§ Record list
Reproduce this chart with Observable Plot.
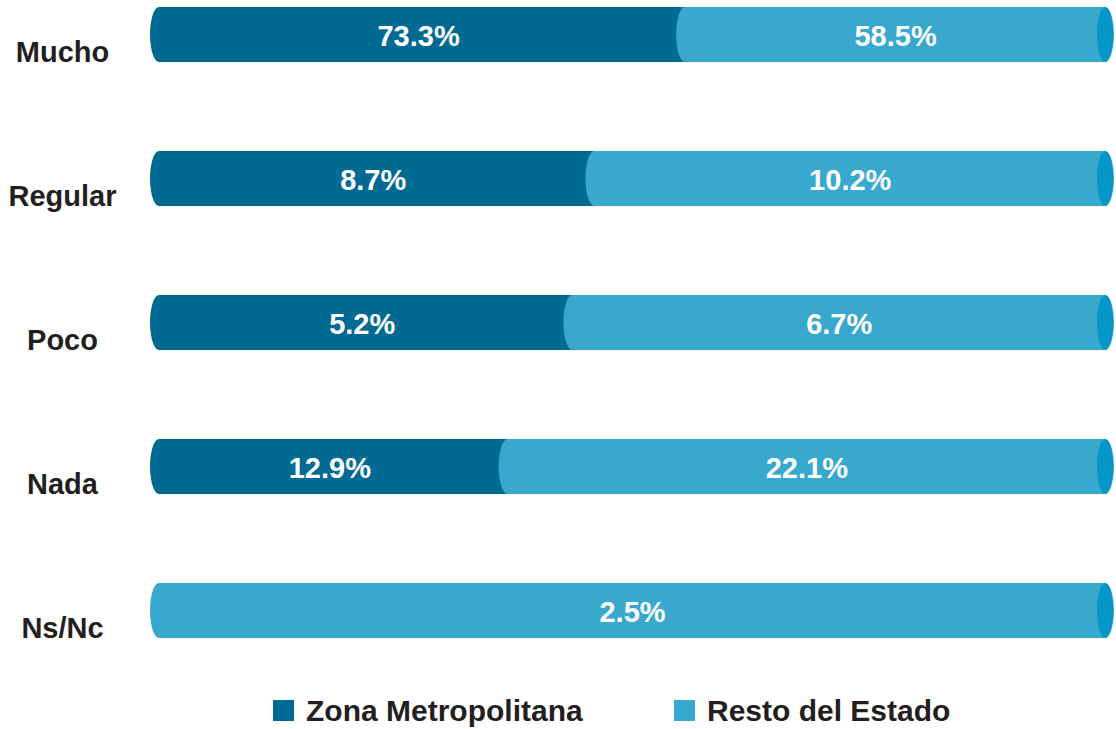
<!DOCTYPE html>
<html>
<head>
<meta charset="utf-8">
<script src="https://cdn.jsdelivr.net/npm/d3@7"></script>
<script src="https://cdn.jsdelivr.net/npm/@observablehq/plot@0.6"></script>
<style>
  html, body { margin: 0; padding: 0; background: #fff; }
  body { width: 1116px; height: 729px; overflow: hidden; font-family: "Liberation Sans", Arial, sans-serif; }
  #legend { position: relative; height: 49px; }
  .item { position: absolute; top: 20px; display: flex; align-items: center; font-weight: bold; font-size: 30px; color: #231f20; line-height: 21px; }
  .sw { width: 21px; height: 21px; margin-right: 12px; }
</style>
</head>
<body>
<div id="chart"></div>
<div id="legend"></div>
<script>
const categories = ["Mucho", "Regular", "Poco", "Nada", "Ns/Nc"];
const zona = [73.3, 8.7, 5.2, 12.9, 0];
const resto = [58.5, 10.2, 6.7, 22.1, 2.5];
const seriesNames = ["Zona Metropolitana", "Resto del Estado"];
const colors = ["#006a93", "#38a8cf"];
const capColor = "#0596c8";

const rows = categories.map((c, i) => {
  const t = zona[i] + resto[i];
  return {cat: c, zona: zona[i], resto: resto[i], split: zona[i] / t};
});
const fmt = v => v.toFixed(1) + "%";
const RX = 9;

const chart = Plot.plot({
  width: 1116,
  height: 680,
  marginLeft: 0, marginRight: 0, marginTop: 0, marginBottom: 0,
  x: {domain: [0, 1], range: [159, 1105], axis: null},
  y: {type: "band", domain: categories, range: [6, 639.5], paddingInner: 0.62, paddingOuter: 0, axis: null},
  style: {fontFamily: "'Liberation Sans', Arial, sans-serif"},
  marks: [
    Plot.barX(rows.filter(d => d.zona > 0), {x1: 0, x2: "split", y: "cat", fill: colors[0], rx: RX, ry: 40, insetLeft: -RX, insetRight: -RX}),
    Plot.barX(rows, {x1: "split", x2: 1, y: "cat", fill: colors[1], rx: RX, ry: 40, insetLeft: -RX, insetRight: -RX}),
    Plot.barX(rows, {x1: 1, x2: 1, y: "cat", fill: capColor, rx: 8, ry: 40, insetLeft: -8, insetRight: -8}),
    Plot.text(rows.filter(d => d.zona > 0), {x: d => d.split / 2, y: "cat", text: d => fmt(d.zona), fill: "white", fontWeight: "bold", fontSize: 29, dx: -4, dy: 2}),
    Plot.text(rows, {x: d => (d.split + 1) / 2, y: "cat", text: d => fmt(d.resto), fill: "white", fontWeight: "bold", fontSize: 29, dy: 2}),
    Plot.text(rows, {y: "cat", text: "cat", frameAnchor: "left", dx: 62, dy: 18, textAnchor: "middle", fill: "#231f20", fontWeight: "bold", fontSize: 29})
  ]
});
document.getElementById("chart").appendChild(chart);

const legend = document.getElementById("legend");
const lefts = [273, 674];
seriesNames.forEach((name, i) => {
  const it = document.createElement("div");
  it.className = "item";
  it.style.left = lefts[i] + "px";
  const sw = document.createElement("div");
  sw.className = "sw";
  sw.style.background = colors[i];
  it.appendChild(sw);
  const tx = document.createElement("span");
  tx.textContent = name;
  it.appendChild(tx);
  legend.appendChild(it);
});
</script>
</body>
</html>
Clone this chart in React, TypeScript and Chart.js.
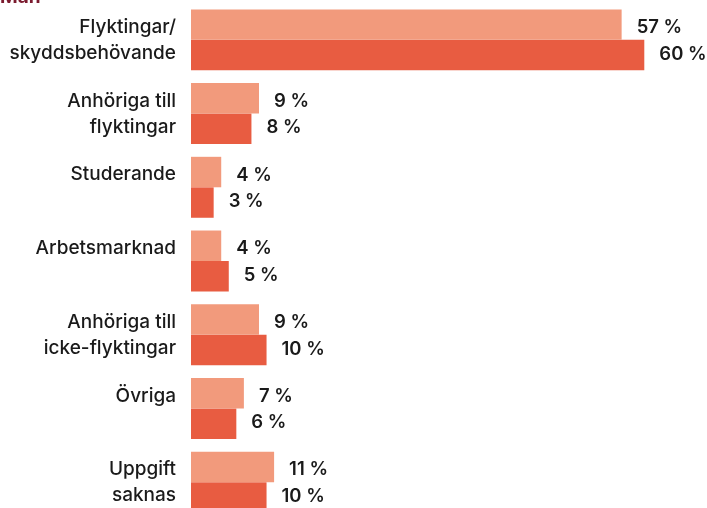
import { useEffect, useRef } from "react";
import { Chart, registerables } from "chart.js";

Chart.register(...registerables);

const title = "Män";
const categories: string[][] = [
  ["Flyktingar/", "skyddsbehövande"],
  ["Anhöriga till", "flyktingar"],
  ["Studerande", ""],
  ["Arbetsmarknad", ""],
  ["Anhöriga till", "icke-flyktingar"],
  ["Övriga", ""],
  ["Uppgift", "saknas"],
];
const seriesNames = ["Serie 1", "Serie 2"];
const seriesA = [57, 9, 4, 4, 9, 7, 11];
const seriesB = [60, 8, 3, 5, 10, 6, 10];

const LIGHT = "#F29A7C";
const DARK = "#E85C41";
const TEXT = "#1a1a1a";

const valueLabels = {
  id: "valueLabels",
  afterDraw(chart: any) {
    const ctx = chart.ctx;
    ctx.save();
    ctx.font = "600 18.5px Inter";
    ctx.fillStyle = TEXT;
    ctx.textAlign = "left";
    ctx.textBaseline = "middle";
    chart.data.datasets.forEach((ds: any, di: number) => {
      const meta = chart.getDatasetMeta(di);
      meta.data.forEach((el: any, i: number) => {
        const v = ds.data[i];
        ctx.fillText(`${v} %`, el.x + 15, el.y + (di === 0 ? 3 : -1));
      });
    });
    ctx.font = "bold 19px Inter";
    ctx.fillStyle = "#7B1B2F";
    ctx.textBaseline = "alphabetic";
    ctx.fillText(title, 0, 18.5);
    ctx.restore();
  },
};

export default function App() {
  const ref = useRef<HTMLCanvasElement>(null);
  useEffect(() => {
    const chart = new Chart(ref.current!, {
      type: "bar",
      data: {
        labels: categories as any,
        datasets: [
          {
            label: seriesNames[0],
            data: seriesA,
            backgroundColor: LIGHT,
            barPercentage: 1,
            categoryPercentage: 0.827,
          },
          {
            label: seriesNames[1],
            data: seriesB,
            backgroundColor: DARK,
            barPercentage: 1,
            categoryPercentage: 0.827,
          },
        ],
      },
      options: {
        indexAxis: "y",
        responsive: false,
        animation: false,
        layout: { padding: { top: 19, left: 0, right: 0, bottom: 0 } },
        plugins: {
          legend: { display: false },
          tooltip: { enabled: false },
          title: { display: false },
        },
        scales: {
          x: { display: false, min: 0, max: 68.3 },
          y: {
            grid: { display: false },
            border: { display: false },
            ticks: {
              color: TEXT,
              autoSkip: false,
              padding: 7,
              labelOffset: 0.5,
              font: { family: "Inter", size: 19, weight: 500 as any, lineHeight: 1.37 },
            },
            afterFit(scale: any) {
              scale.width = 191;
              scale.paddingTop = 0;
              scale.paddingBottom = 0;
            },
          },
        },
      },
      plugins: [valueLabels],
    });
    return () => chart.destroy();
  }, []);
  return (
    <div style={{ position: "fixed", left: 0, top: -16, width: 707, height: 535, overflow: "hidden" }}>
      <canvas ref={ref} width={707} height={535} style={{ display: "block", width: 707, height: 535 }} />
    </div>
  );
}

§ Your instructions
Wherever a line in the data above holds "this", copy that line.

§ The completed task
Reproduce this chart with Observable Plot.
Clone this chart in React, TypeScript and Chart.js.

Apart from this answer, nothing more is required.